While this suit was pending and on April 3, 1934, equity receivers were appointed for the debtor in a New York State Supreme Court proceeding on an application of minority stockholders. The state court stayed the admiralty proceeding as against the debtor. July 12, 1934, an involuntary petition in bankruptcy was filed against the debtor. Reorganization proceedings followed later.

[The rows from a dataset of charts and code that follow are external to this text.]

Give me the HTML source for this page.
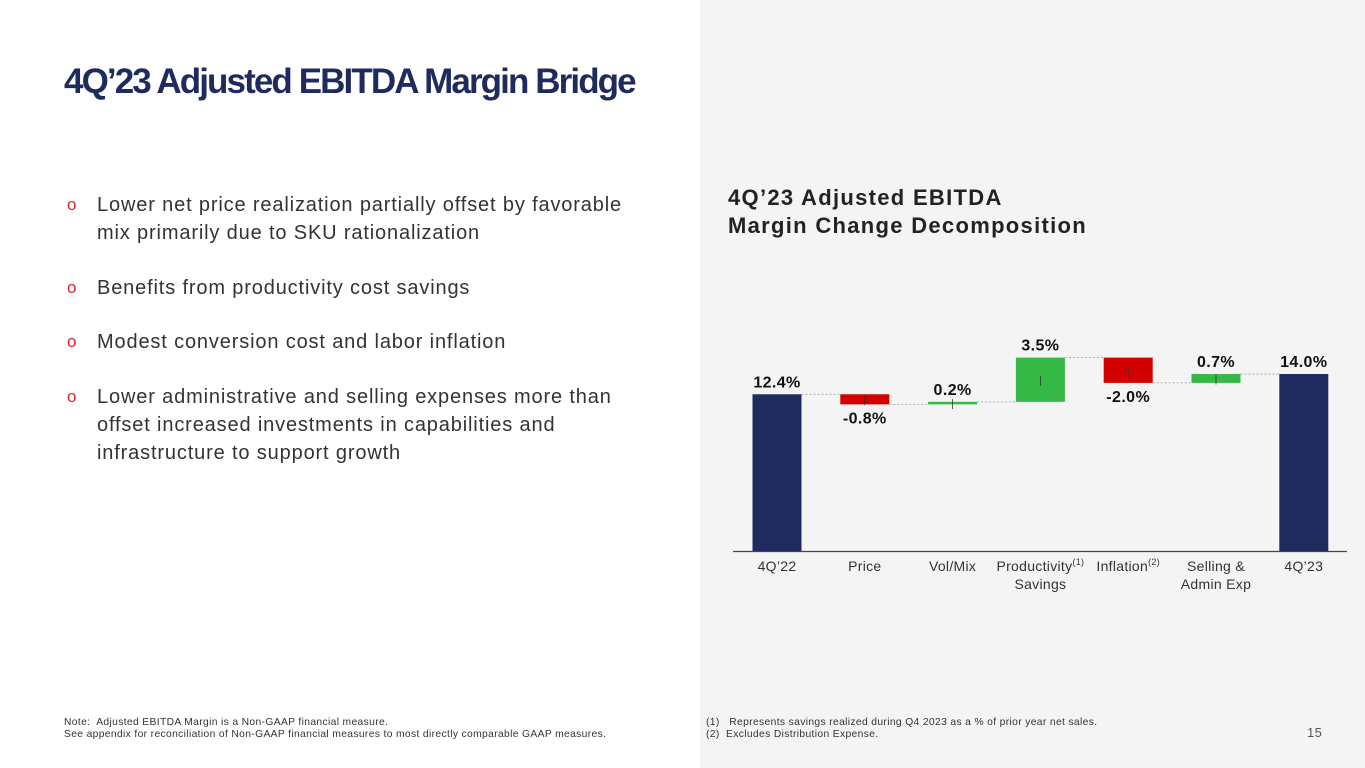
<!DOCTYPE html>
<html><head><meta charset="utf-8"><style>
body{margin:0;width:1365px;height:768px;position:relative;background:#fff;font-family:"Liberation Sans",sans-serif;overflow:hidden}
.panel{position:absolute;left:700px;top:0;width:665px;height:768px;background:#f4f4f4}
h1{position:absolute;left:64px;top:62px;margin:0;font-size:35px;font-weight:bold;color:#1f2b5e;letter-spacing:-1.9px}
.b{position:absolute;left:67px;font-size:20px;color:#333;line-height:28px;letter-spacing:0.85px}
.b span.o{position:absolute;left:0;color:#d0262f;font-size:17px}
.b div{margin-left:30px}
h2{position:absolute;left:728px;top:184px;margin:0;font-size:22px;font-weight:bold;color:#222;line-height:28px;letter-spacing:1.3px}
.note{position:absolute;font-size:10.3px;color:#333;line-height:12px;letter-spacing:0.35px}
</style></head><body>
<div class="panel"></div>
<h1>4Q’23 Adjusted EBITDA Margin Bridge</h1>
<div class="b" style="top:191px"><span class="o">o</span><div>Lower net price realization partially offset by favorable<br>mix primarily due to SKU rationalization</div></div>
<div class="b" style="top:274px"><span class="o">o</span><div>Benefits from productivity cost savings</div></div>
<div class="b" style="top:328px"><span class="o">o</span><div>Modest conversion cost and labor inflation</div></div>
<div class="b" style="top:383px"><span class="o">o</span><div>Lower administrative and selling expenses more than<br>offset increased investments in capabilities and<br>infrastructure to support growth</div></div>
<h2>4Q’23 Adjusted EBITDA<br>Margin Change Decomposition</h2>
<svg id="chart" style="position:absolute;left:0;top:0" width="1365" height="768"></svg>
<div class="note" style="left:64px;top:717px">Note:&nbsp; Adjusted EBITDA Margin is a Non-GAAP financial measure.<br>See appendix for reconciliation of Non-GAAP financial measures to most directly comparable GAAP measures.</div>
<div class="note" style="left:706px;top:717px">(1)&nbsp;&nbsp; Represents savings realized during Q4 2023 as a % of prior year net sales.<br>(2)&nbsp;&nbsp;Excludes Distribution Expense.</div>
<div class="note" style="left:1307px;top:727px;font-size:13px;color:#555">15</div>
<script>
const categories=["4Q’22","Price","Vol/Mix","Productivity|Savings","Inflation","Selling &|Admin Exp","4Q’23"];
const sups=["","","","(1)","(2)","",""];
const values=[12.4,-0.8,0.2,3.5,-2.0,0.7,14.0];
const types=["total","delta","delta","delta","delta","delta","total"];
const labels=["12.4%","-0.8%","0.2%","3.5%","-2.0%","0.7%","14.0%"];
const svg=document.getElementById('chart');const NS="http://www.w3.org/2000/svg";
const base=551,ppu=12.64,x0=777,step=87.8,bw=49;
const y=v=>base-v*ppu;const xc=i=>x0+i*step;
function mk(t,a){const e=document.createElementNS(NS,t);for(const k in a)e.setAttribute(k,a[k]);svg.appendChild(e);return e;}
let ax=mk('line',{x1:733,x2:1347,y1:base+0.5,y2:base+0.5,stroke:'#444','stroke-width':1.2});


let run=0;
values.forEach((v,i)=>{
 let a,b,col;
 if(types[i]==="total"){a=0;b=v;run=v;col="#1f2b5e";}
 else{a=run;b=run+v;run=b;col=v<0?"#d40000":"#35b846";}
 const top=y(Math.max(a,b)),bot=y(Math.min(a,b));
 const r=mk('rect',{x:xc(i)-bw/2,y:top,width:bw,height:Math.max(bot-top,1.5),fill:col});
 
 
 if(types[i]==="delta"){mk('line',{x1:xc(i),x2:xc(i),y1:(top+bot)/2-4,y2:(top+bot)/2+6,stroke:'#333','stroke-width':0.8});}
 if(i<values.length-1){const cy=y(run);mk('line',{x1:xc(i)+bw/2,x2:xc(i+1)-bw/2,y1:cy,y2:cy,stroke:'#999','stroke-width':0.8,'stroke-dasharray':'2,2'});}
 const neg=types[i]==="delta"&&v<0;
 const t=mk('text',{x:xc(i),y:neg?bot+19:top-7,'text-anchor':'middle','font-size':16,'font-weight':'bold',fill:'#111','letter-spacing':0.4});
 t.textContent=labels[i];
 
 
 const parts=categories[i].split('|');
 parts.forEach((p,j)=>{const c=mk('text',{x:xc(i),y:571+j*18,'text-anchor':'middle','font-size':14,fill:'#333','letter-spacing':0.3});c.textContent=p;
  if(j===0&&sups[i]){const s=document.createElementNS(NS,'tspan');s.setAttribute('font-size',9);s.setAttribute('dy',-6);s.textContent=sups[i];c.appendChild(s);}
  
  });
});
</script>
</body></html>
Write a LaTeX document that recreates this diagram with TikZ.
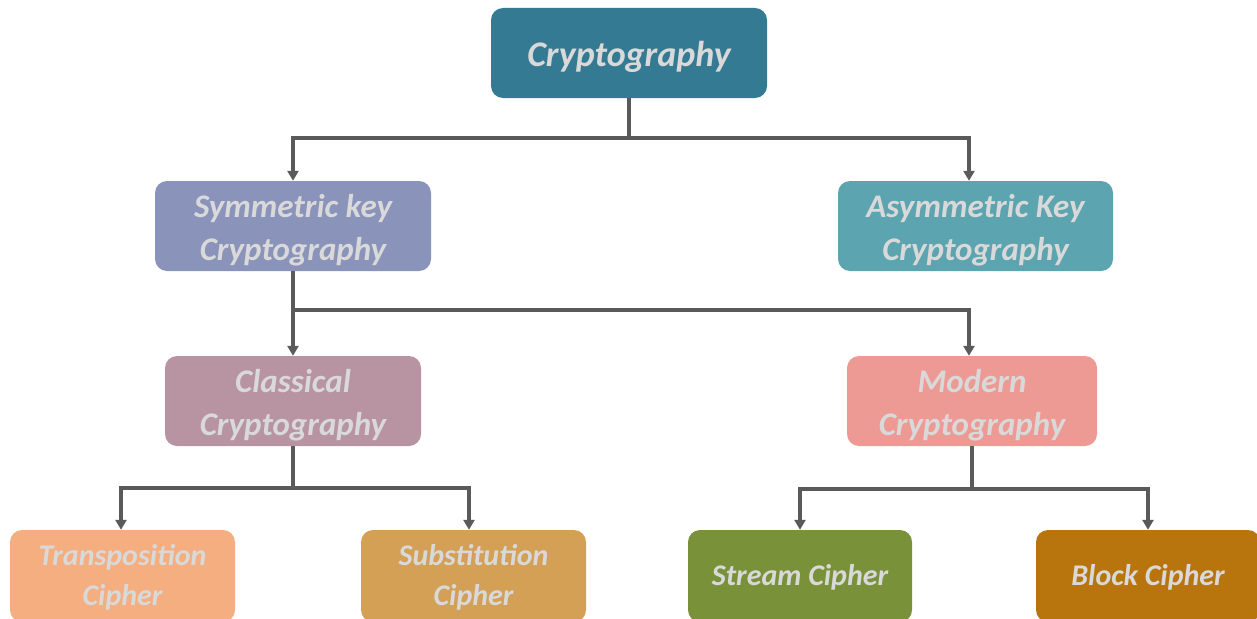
\documentclass[tikz,border=0pt]{standalone}
\usepackage{fontspec}
\setmainfont{Carlito}
\usetikzlibrary{arrows.meta}
\definecolor{cTop}{HTML}{357A93}
\definecolor{cSym}{HTML}{8A93BA}
\definecolor{cAsym}{HTML}{5CA5B0}
\definecolor{cClass}{HTML}{B894A3}
\definecolor{cMod}{HTML}{EE9A94}
\definecolor{cTrans}{HTML}{F4AE80}
\definecolor{cSubst}{HTML}{D4A055}
\definecolor{cStream}{HTML}{79923A}
\definecolor{cBlock}{HTML}{B8750E}
\definecolor{cLine}{HTML}{5A5A5A}
\definecolor{cText}{HTML}{D9D9D9}
\tikzset{
  box/.style={rounded corners=12pt, inner sep=0pt, minimum height=90pt},
  txt/.style={align=center, text=cText, inner sep=0pt, yshift=-4pt,
    font=\bfseries\itshape\fontsize{33}{43}\selectfont},
  bigtxt/.style={txt, font=\bfseries\itshape\fontsize{36}{43}\selectfont},
  smalltxt/.style={txt, yshift=3pt, font=\bfseries\itshape\fontsize{30}{40}\selectfont},
  link/.style={draw=cLine, line width=3.2pt},
  arr/.style={link, -{Triangle[length=10pt,width=11pt]}}
}
\begin{document}
\begin{tikzpicture}[x=1pt,y=-1pt]
\useasboundingbox (0,0) rectangle (1257,618);
\begin{scope}
\clip (0,0) rectangle (1257,618);
\node[box, fill=cTop, minimum width=276pt,
      label={[bigtxt]center:Cryptography}] (top) at (629,53) {};
\node[box, fill=cSym, minimum width=276pt,
      label={[txt]center:Symmetric key\\Cryptography}] (sym) at (293,226) {};
\node[box, fill=cAsym, minimum width=275pt,
      label={[txt]center:Asymmetric Key\\Cryptography}] (asym) at (975.5,226) {};
\node[box, fill=cClass, minimum width=256pt,
      label={[txt]center:Classical\\Cryptography}] (class) at (293,401) {};
\node[box, fill=cMod, minimum width=250pt,
      label={[txt]center:Modern\\Cryptography}] (mod) at (972,401) {};
\node[box, fill=cTrans, minimum width=225pt, minimum height=92pt,
      label={[smalltxt]center:Transposition\\Cipher}] (trans) at (122.5,576) {};
\node[box, fill=cSubst, minimum width=225pt, minimum height=92pt,
      label={[smalltxt]center:Substitution\\Cipher}] (subst) at (473.5,576) {};
\node[box, fill=cStream, minimum width=224pt, minimum height=92pt,
      label={[smalltxt]center:Stream Cipher}] (stream) at (800,576) {};
\node[box, fill=cBlock, minimum width=224pt, minimum height=92pt,
      label={[smalltxt]center:Block Cipher}] (block) at (1148,576) {};
\end{scope}
% branch lines
\coordinate (j1) at (629,138);
\draw[link] (top.south) -- (j1);
\draw[arr] (j1) -| (sym.north);
\draw[arr] (j1) -| (asym.north -| 969,0);
\coordinate (j2) at (293,310);
\draw[link] (sym.south) -- (j2);
\draw[arr] (j2) -- (class.north);
\draw[arr] (j2) -| (mod.north -| 969,0);
\coordinate (j3) at (293,488);
\draw[link] (class.south) -- (j3);
\draw[arr] (j3) -| (trans.north -| 121,0);
\draw[arr] (j3) -| (subst.north -| 469,0);
\coordinate (j4) at (972,489);
\draw[link] (mod.south) -- (j4);
\draw[arr] (j4) -| (stream.north);
\draw[arr] (j4) -| (block.north);
\end{tikzpicture}
\end{document}
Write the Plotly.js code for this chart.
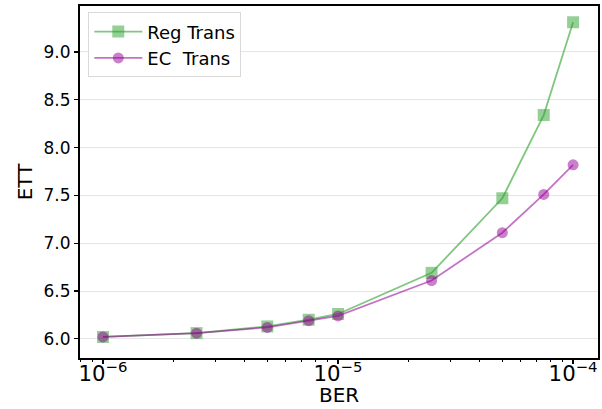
<!DOCTYPE html>
<html>
<head>
<meta charset="utf-8">
<script src="https://cdn.plot.ly/plotly-3.0.1.min.js"></script>
<style>html,body{margin:0;padding:0;background:#fff;}#chart{width:602px;height:409px;}</style>
</head>
<body>
<div id="chart"></div>
<script>
const ber = [1e-6, 2.5e-6, 5e-6, 7.5e-6, 1e-5, 2.5e-5, 5e-5, 7.5e-5, 1e-4];
const regTrans = [6.02, 6.06, 6.13, 6.20, 6.26, 6.69, 7.47, 8.34, 9.31];
const ecTrans = [6.02, 6.06, 6.12, 6.19, 6.24, 6.61, 7.11, 7.51, 7.82];
const seriesNames = ['Reg Trans', 'EC\u00a0\u00a0Trans'];
const xTitle = 'BER';
const yTitle = 'ETT';

const font = 'DejaVu Sans';
const traces = [
  {
    x: ber, y: regTrans, name: seriesNames[0], type: 'scatter', mode: 'lines+markers',
    line: {color: 'rgba(44,160,44,0.6)', width: 1.8},
    marker: {symbol: 'square', size: 12, color: 'rgba(44,160,44,0.5)', line: {width: 0}}
  },
  {
    x: ber, y: ecTrans, name: seriesNames[1], type: 'scatter', mode: 'lines+markers',
    line: {color: 'rgba(148,0,148,0.55)', width: 1.8},
    marker: {symbol: 'circle', size: 11, color: 'rgba(148,0,148,0.5)', line: {width: 0}}
  }
];
const layout = {
  width: 602, height: 409,
  margin: {l: 80, r: 4, t: 6, b: 51},
  paper_bgcolor: '#fff', plot_bgcolor: '#fff',
  font: {family: font, size: 17, color: '#000'},
  showlegend: true,
  legend: {
    x: 0.016, y: 0.982, xanchor: 'left', yanchor: 'top',
    bgcolor: 'rgba(255,255,255,0.9)', bordercolor: '#d9d9d9', borderwidth: 1,
    font: {family: font, size: 18, color: '#000'},
    itemwidth: 48,
    tracegroupgap: 0
  },
  xaxis: {
    type: 'log', range: [-6.098, -3.894],
    dtick: 1, exponentformat: 'power', showexponent: 'all',
    ticks: 'outside', ticklen: 4, tickwidth: 1.2, tickcolor: '#000',
    ticklabelposition: 'outside', ticklabelstandoff: -8,
    minor: {ticks: 'outside', ticklen: 2, tickwidth: 1, tickcolor: '#000', dtick: 'D1', showgrid: false},
    showgrid: false, zeroline: false,
    showline: true, linecolor: '#000', linewidth: 2, mirror: true,
    tickfont: {family: font, size: 17, color: '#000'}
  },
  yaxis: {
    range: [5.80, 9.48], dtick: 0.5, tick0: 6, tickformat: '.1f',
    ticks: 'outside', ticklen: 4, tickwidth: 1.2, tickcolor: '#000',
    showgrid: true, gridcolor: '#e6e6e6', gridwidth: 1, zeroline: false,
    showline: true, linecolor: '#000', linewidth: 2, mirror: true,
    title: {text: yTitle, font: {family: font, size: 20, color: '#000'}, standoff: 6},
    tickfont: {family: font, size: 17, color: '#000'}
  },
  annotations: [
    {text: xTitle, xref: 'paper', yref: 'paper', x: 0.5, y: -0.104, xanchor: 'center', yanchor: 'middle',
     showarrow: false, font: {family: font, size: 20, color: '#000'}}
  ]
};
Plotly.newPlot('chart', traces, layout, {displayModeBar: false, staticPlot: true});
</script>
</body>
</html>
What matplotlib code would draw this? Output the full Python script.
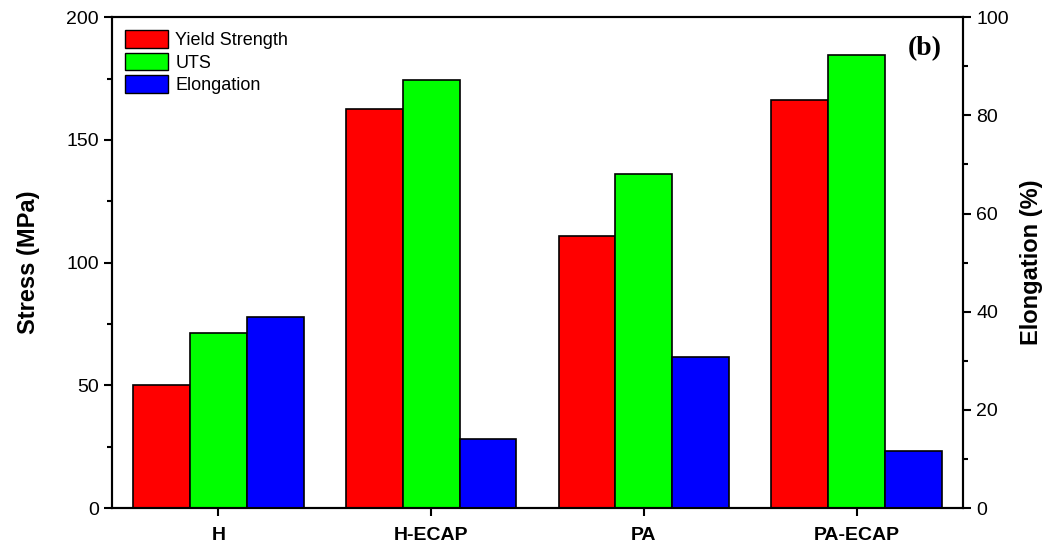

On August 7, 1934, the state court authorized its receivers to compromise the admiralty suit and directed that the receivers, upon payment of the judgment by appellant, assign to it “by virtue of the right of subrogation thus acquired” insurance claims against the United States Shipping Board and Lloyds (foreign underwriters), which insurance was carried for the debtor and covered damages caused to third parties. A decree entered for $20,000 was paid by appellant, in settlement of the suit, by a draft made payable to the Arundel Corporation and the receivers. Acting under the order of the state court, the receivers assigned to appellant the debtor’s insurance claims against the underwriters. At the request of the equity receivers, appellant reassigned to them the insurance moneys claimed under the policy of the United States Shipping Board. The amount was $11,430.34. Appellant further agreed that after it was repaid this sum it would reassign to the receivers pro tanto $7,026.52 due on the Lloyds policies as further payments were made to it by the receivers. As consideration the receiver paid down $5,000 and assigned to the appellant moneys for repayment out of the future operating income from the debtor’s vessels. Out of the total sum so to be repaid, appellant has received $15,500. The United States Shipping Board paid directly to the United States as mortgagee the insurance moneys due on the theory that the mortgage was in default and the United States was entitled to such payment under the terms of the mortgage, asserting that the assignment to appellant was without consideration or effective against the United States. The moneys so received were used in reduction of the mortgage debt.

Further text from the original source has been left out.